** BEGIN Task material **
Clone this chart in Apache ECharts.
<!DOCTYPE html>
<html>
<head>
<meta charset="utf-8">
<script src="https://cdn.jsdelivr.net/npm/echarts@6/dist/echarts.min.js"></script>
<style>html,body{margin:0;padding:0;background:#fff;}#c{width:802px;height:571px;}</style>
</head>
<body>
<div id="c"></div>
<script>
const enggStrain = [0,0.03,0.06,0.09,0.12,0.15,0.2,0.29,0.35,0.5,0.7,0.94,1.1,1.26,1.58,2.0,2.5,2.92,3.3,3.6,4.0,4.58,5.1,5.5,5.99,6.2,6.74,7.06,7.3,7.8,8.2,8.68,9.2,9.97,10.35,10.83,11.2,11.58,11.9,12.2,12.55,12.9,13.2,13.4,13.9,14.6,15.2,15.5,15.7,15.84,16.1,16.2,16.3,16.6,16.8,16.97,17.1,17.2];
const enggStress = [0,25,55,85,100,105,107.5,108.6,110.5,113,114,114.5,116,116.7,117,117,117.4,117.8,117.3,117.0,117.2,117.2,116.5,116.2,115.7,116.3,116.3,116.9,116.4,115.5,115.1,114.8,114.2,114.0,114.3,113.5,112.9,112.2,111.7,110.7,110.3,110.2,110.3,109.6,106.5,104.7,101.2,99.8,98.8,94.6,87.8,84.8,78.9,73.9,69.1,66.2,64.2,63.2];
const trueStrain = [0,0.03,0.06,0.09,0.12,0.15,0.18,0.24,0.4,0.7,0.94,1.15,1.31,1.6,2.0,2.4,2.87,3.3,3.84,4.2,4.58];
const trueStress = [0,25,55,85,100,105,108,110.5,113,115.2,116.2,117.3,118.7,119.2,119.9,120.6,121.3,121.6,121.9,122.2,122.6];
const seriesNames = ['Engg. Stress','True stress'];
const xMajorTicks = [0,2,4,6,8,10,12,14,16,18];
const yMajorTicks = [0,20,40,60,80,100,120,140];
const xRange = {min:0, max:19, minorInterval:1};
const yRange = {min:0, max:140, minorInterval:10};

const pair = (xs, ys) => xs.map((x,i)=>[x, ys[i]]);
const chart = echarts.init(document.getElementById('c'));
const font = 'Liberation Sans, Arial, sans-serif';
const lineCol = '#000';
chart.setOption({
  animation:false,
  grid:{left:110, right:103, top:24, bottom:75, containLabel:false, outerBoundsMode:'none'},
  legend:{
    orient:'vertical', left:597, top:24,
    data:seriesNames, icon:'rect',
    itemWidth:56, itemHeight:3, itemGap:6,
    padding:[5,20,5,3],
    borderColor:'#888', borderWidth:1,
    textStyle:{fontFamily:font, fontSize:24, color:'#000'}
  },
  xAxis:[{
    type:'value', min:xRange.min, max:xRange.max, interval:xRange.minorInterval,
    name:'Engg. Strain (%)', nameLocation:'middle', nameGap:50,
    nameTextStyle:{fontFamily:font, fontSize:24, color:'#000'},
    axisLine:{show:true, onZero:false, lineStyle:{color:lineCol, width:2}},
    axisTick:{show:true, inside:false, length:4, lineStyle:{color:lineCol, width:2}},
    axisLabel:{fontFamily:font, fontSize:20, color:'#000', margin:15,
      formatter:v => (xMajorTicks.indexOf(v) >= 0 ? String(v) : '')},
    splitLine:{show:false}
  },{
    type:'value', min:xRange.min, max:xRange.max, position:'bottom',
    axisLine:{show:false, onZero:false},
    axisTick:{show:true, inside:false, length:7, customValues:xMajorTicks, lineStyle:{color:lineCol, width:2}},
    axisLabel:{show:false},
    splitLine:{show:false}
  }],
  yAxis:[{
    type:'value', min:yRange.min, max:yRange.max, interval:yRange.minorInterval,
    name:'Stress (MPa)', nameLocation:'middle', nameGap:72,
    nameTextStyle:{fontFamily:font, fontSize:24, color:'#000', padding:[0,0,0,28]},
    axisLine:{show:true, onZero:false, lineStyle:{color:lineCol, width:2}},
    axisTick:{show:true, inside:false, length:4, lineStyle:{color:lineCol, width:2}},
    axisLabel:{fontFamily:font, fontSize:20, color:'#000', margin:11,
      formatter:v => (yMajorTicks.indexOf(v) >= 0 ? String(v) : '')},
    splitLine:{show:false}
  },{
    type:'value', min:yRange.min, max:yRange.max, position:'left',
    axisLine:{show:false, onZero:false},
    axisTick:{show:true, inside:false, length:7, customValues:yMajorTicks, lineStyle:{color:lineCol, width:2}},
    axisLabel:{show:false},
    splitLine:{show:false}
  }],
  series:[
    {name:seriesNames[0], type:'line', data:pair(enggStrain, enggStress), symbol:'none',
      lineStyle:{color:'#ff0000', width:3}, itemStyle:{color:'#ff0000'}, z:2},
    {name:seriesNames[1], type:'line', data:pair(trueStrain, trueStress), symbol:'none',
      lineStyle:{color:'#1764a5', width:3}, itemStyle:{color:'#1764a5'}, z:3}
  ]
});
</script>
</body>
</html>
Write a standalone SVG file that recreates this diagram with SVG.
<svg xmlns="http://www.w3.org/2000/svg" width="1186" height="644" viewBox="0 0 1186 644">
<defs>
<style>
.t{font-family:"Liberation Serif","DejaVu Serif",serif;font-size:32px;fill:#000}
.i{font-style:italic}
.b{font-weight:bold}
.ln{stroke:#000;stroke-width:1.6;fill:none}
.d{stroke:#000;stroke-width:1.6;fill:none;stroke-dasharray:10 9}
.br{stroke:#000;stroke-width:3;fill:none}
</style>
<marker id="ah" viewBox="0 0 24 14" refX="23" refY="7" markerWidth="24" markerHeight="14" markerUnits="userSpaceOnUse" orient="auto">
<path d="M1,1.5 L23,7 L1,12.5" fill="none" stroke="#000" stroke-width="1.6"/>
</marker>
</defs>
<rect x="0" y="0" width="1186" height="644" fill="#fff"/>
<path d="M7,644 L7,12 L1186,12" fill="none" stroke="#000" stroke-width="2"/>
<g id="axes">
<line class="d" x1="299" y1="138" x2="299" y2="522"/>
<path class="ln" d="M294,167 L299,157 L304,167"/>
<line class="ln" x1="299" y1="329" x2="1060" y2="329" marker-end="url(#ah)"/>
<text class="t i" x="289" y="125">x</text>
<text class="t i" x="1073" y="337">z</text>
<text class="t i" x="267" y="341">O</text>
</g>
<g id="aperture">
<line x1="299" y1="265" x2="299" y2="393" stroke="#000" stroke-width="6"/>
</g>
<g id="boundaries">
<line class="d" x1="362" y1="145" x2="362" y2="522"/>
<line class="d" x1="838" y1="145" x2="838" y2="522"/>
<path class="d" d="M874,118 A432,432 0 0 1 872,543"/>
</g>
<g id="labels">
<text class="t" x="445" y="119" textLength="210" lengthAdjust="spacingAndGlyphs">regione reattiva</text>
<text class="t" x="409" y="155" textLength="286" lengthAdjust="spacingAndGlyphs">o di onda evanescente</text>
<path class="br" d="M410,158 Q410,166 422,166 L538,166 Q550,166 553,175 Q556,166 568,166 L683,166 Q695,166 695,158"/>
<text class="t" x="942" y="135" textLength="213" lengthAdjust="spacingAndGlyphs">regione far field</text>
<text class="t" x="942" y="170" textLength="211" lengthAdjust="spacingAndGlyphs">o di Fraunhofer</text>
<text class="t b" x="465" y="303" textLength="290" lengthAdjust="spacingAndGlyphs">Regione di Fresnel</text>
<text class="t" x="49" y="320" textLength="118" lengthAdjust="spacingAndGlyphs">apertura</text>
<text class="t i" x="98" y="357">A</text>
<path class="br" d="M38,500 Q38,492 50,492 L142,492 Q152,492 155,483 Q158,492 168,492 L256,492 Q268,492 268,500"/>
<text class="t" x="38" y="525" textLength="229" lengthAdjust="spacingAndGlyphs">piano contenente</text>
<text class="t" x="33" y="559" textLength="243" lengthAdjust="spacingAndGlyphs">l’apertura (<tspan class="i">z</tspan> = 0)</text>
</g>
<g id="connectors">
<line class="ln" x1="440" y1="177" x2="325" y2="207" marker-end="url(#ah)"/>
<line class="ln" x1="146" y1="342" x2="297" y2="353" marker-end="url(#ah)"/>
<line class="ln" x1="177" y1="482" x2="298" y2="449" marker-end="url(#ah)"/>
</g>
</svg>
** END Task material **
Exercise goal >> Search the records above for the string "this". Copy every line that contains it.

Answer in full >>
Clone this chart in Apache ECharts.
Write a standalone SVG file that recreates this diagram with SVG.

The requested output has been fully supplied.